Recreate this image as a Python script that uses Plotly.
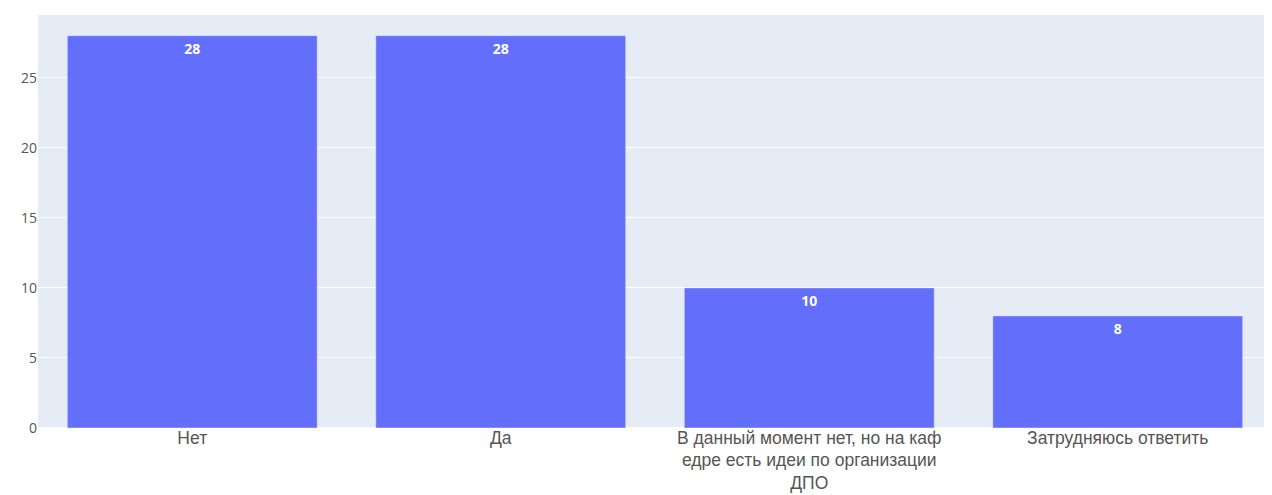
import plotly.graph_objects as go

categories = ["Нет", "Да", "В данный момент нет, но на каф<br>едре есть идеи по организации<br>ДПО", "Затрудняюсь ответить"]
values = [28, 28, 10, 8]

fig = go.Figure(go.Bar(
    x=categories, y=values,
    text=[f"<b>{v}</b>" for v in values],
    textposition="inside", insidetextanchor="end",
    textfont=dict(color="white", size=14),
    marker_color="#636efa",
))
fig.update_layout(
    template="plotly",
    width=1264, height=487,
    margin=dict(l=30, r=0, t=7, b=67),
    showlegend=False,
    bargap=0.19,
    font=dict(size=14),
)
fig.update_xaxes(automargin=False, ticklabelstandoff=-3,
                 tickfont=dict(family="Liberation Sans, Arial", size=17.5, color="#555"))
fig.update_yaxes(automargin=False, tickfont=dict(size=14, color="#555"))
fig.write_html("out.html")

━━━━━━━━━━━━━━━━━━━━

With the pictures left out, restate word for word every line of the data above, from the first down to the line that contains "values = [28, 28, 10, 8]".

Recreate this image as a Python script that uses Plotly.
import plotly.graph_objects as go

categories = ["Нет", "Да", "В данный момент нет, но на каф<br>едре есть идеи по организации<br>ДПО", "Затрудняюсь ответить"]
values = [28, 28, 10, 8]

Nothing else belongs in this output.